How can you find the complexity of an algorithm from its recurrence relation?
Expand it and then apply known solutions or repeatedly guess and then verify possible complexities, usually by induction: trial and error.
How does the trial and error method of finding the complexity of an algorithm from a recurrence relation work?
It involves repeatedly guessing and then verifying possible complexities; verification usually via mathematical induction.
T(n) will = T(m) + another term, z; z depends on the nature of the algorithm, m < n, usually m = n - 1. When guessing T(n) is of a certain order of complexity, set the extra term to be that of the order ÷ n. For example, when trying O(n^2), set the term order as O(n).
You know the trial works when you can expand it into multiple recursive substeps, and the number of steps and complexities in each step corresponds to the nature of the algorithm. (? this + relevance math induction)
How do you solve the complexity of a problem from its recurrence relation by hand?
Try different n values in T(n) to try to work out a generalisation of T(n) in terms of only the base case (T(1) usually) and n - not in terms of T(m) where m < n, a usual.
You can then derive the complexity from this. You might need to use understanding of the problem, e.g. number of comparisons = k in sorting and number of decisions from them = 2 ^ k <= n!, for example substituting in k somewhere to be able to reduce a term to its complexity order only.
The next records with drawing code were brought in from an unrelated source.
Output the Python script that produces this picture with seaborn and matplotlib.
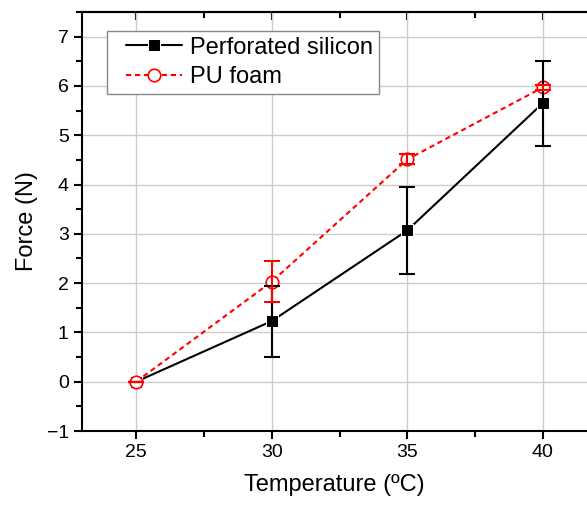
import matplotlib
matplotlib.use("Agg")
import matplotlib.pyplot as plt
import seaborn as sns
import numpy as np
from matplotlib.ticker import MultipleLocator
from matplotlib.lines import Line2D
from matplotlib.legend_handler import HandlerLine2D

# data
temperature = [25, 30, 35, 40]
silicon_force = [0.0, 1.23, 3.07, 5.65]
silicon_err = [0.0, 0.72, 0.88, 0.86]
foam_force = [0.0, 2.03, 4.51, 5.97]
foam_err = [0.0, 0.42, 0.10, 0.05]

sns.set_style("ticks")
plt.rcParams['font.family'] = ['Liberation Sans', 'DejaVu Sans']
plt.rcParams['text.color'] = 'black'
plt.rcParams['axes.labelcolor'] = 'black'
plt.rcParams['xtick.color'] = 'black'
plt.rcParams['ytick.color'] = 'black'

fig = plt.figure(figsize=(5.87, 5.05), dpi=100)
ax = fig.add_axes([82 / 587, 74 / 505, 505 / 587, 419 / 505])

sns.lineplot(x=temperature, y=silicon_force, color='black', marker='s',
             markersize=8.5, linewidth=1.5, label='Perforated silicon',
             ax=ax, zorder=3)
sns.lineplot(x=temperature, y=foam_force, color='red', marker='o',
             markersize=9, markerfacecolor='white', markeredgecolor='red',
             markeredgewidth=1.2, linewidth=1.5, linestyle=(0, (2.5, 1.8)),
             label='PU foam', ax=ax, zorder=4)

ax.errorbar(temperature, silicon_force, yerr=silicon_err, fmt='none',
            ecolor='black', elinewidth=1.5, capsize=6, capthick=1.5, zorder=5)
ax.errorbar(temperature, foam_force, yerr=foam_err, fmt='none',
            ecolor='red', elinewidth=1.5, capsize=6, capthick=1.5, zorder=6)

ax.set_xlim(23, 41.63)
ax.set_ylim(-1, 7.5)
ax.xaxis.set_major_locator(MultipleLocator(5))
ax.xaxis.set_minor_locator(MultipleLocator(2.5))
ax.yaxis.set_major_locator(MultipleLocator(1))
ax.yaxis.set_minor_locator(MultipleLocator(0.5))
ax.grid(True, which='major', color='#cccccc', linewidth=1)
ax.set_axisbelow(True)

ax.tick_params(which='major', direction='out', length=6, width=1.5,
               labelsize=14, colors='black')
ax.tick_params(which='minor', direction='out', length=4, width=1.5)
ax.set_yticks(np.arange(-1, 8, 1))
ax.set_yticklabels([f"{v}".replace('-', '\u2212') for v in range(-1, 8)])

# inward ticks on the top edge
top = ax.secondary_xaxis('top')
top.xaxis.set_major_locator(MultipleLocator(5))
top.xaxis.set_minor_locator(MultipleLocator(2.5))
top.tick_params(which='major', direction='in', length=6, width=1.5, labeltop=False)
top.tick_params(which='minor', direction='in', length=4, width=1.5)
top.spines['top'].set_linewidth(1.5)

for side in ['left', 'bottom', 'top']:
    ax.spines[side].set_linewidth(1.5)
    ax.spines[side].set_color('black')
ax.spines['right'].set_visible(False)

ax.set_xlabel('Temperature (ºC)', fontsize=17, labelpad=9)
ax.set_ylabel('Force (N)', fontsize=17, labelpad=6)

leg = ax.legend(loc='upper left', bbox_to_anchor=(0.05, 0.955), borderaxespad=0,
                fontsize=17, frameon=True, fancybox=False, edgecolor='#888888',
                framealpha=1, handlelength=2.9, borderpad=0.25, labelspacing=0.3,
                handletextpad=0.35,
                handler_map={Line2D: HandlerLine2D(xpad=0.55)})
leg.get_frame().set_linewidth(1)

fig.savefig('out.png', dpi=100)
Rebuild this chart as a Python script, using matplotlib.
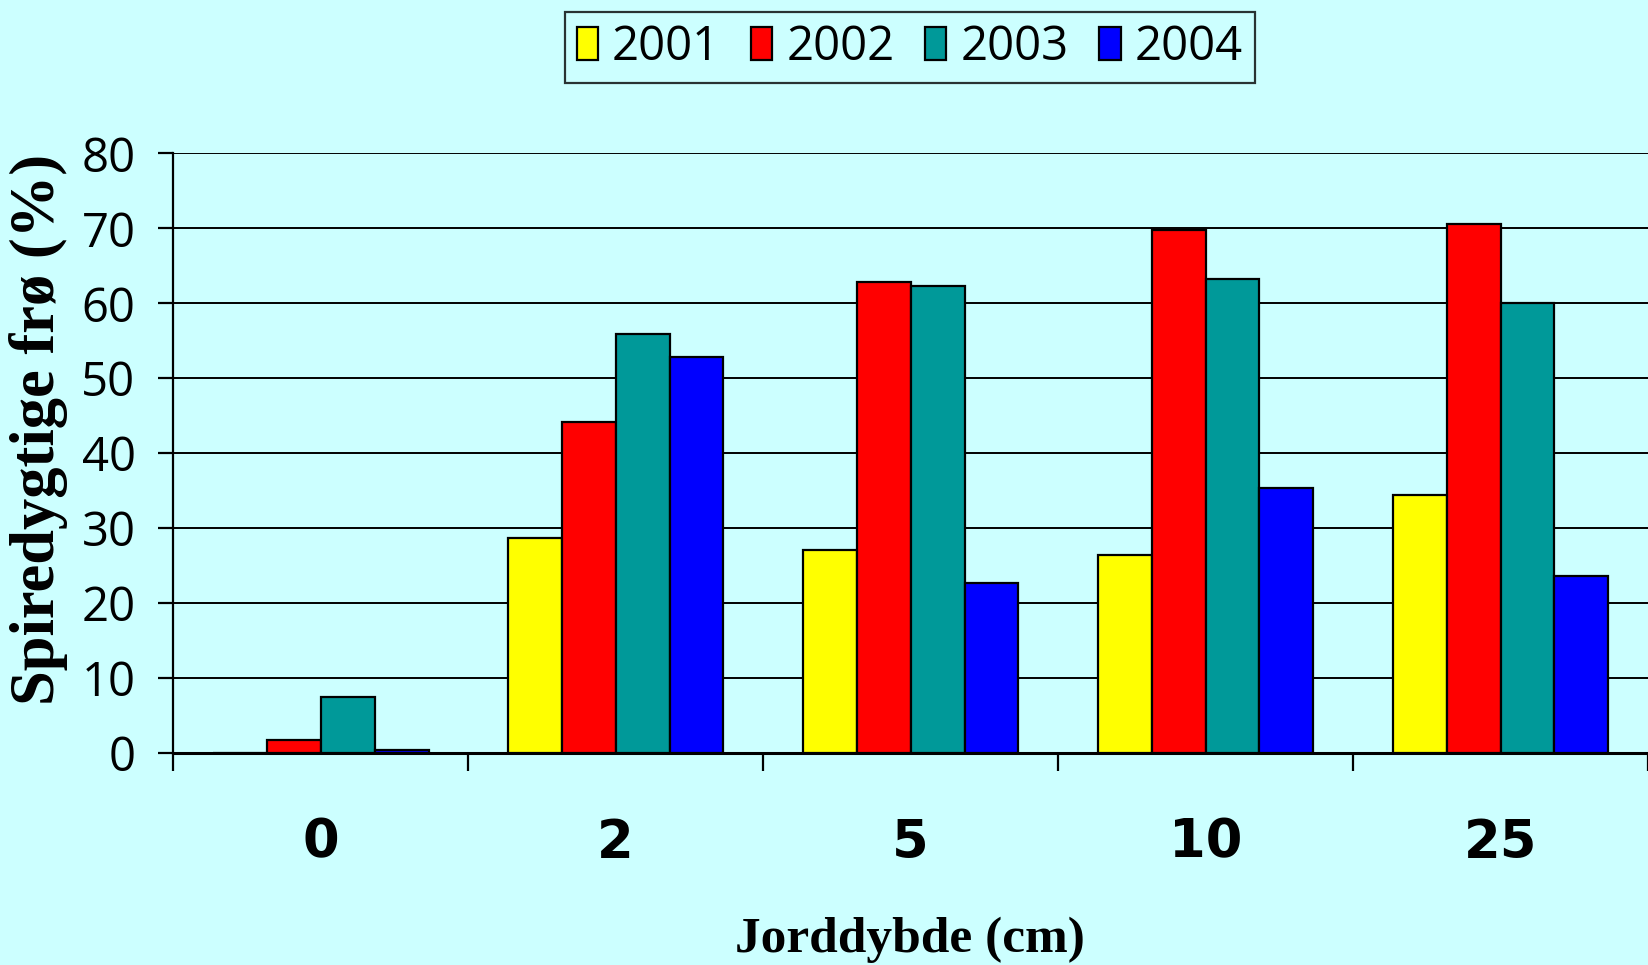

What is the Master Theorem for divide-and-conquer recurrences?
Provides a general form of divide-and-conquer recurrences and 3 cases for them that must hold.
What is the Master Theorem’s general form?
T(n) = a * T(n / b) + f(n)
a and b are constants such a >= 1, b > 1
What is the first Master Theorem case?
If f(n) = O(n^(logb(a-e)) for some constant e > 0, then T(n) = Θ(n ^ (logb(a)))
What is the second Master Theorem case?
If f(n) = Θ(n ^ (logb(a)) * log^k(n)) for some constant k >= 0, then T(n) = Θ(n ^ (logb(a)) * log^(k+1) of (n))
What is the third Master Theorem case?
If f(n) = Ω(n ^ logb(a+e)) for some constant e > 0, and f(n) satisfies the regularity condition, then T(n) = Θ(f(n)).
Note the regularity condition is when a problem has af * (n / b) <= c * f(n) for a sufficently large n and a constant c < 1.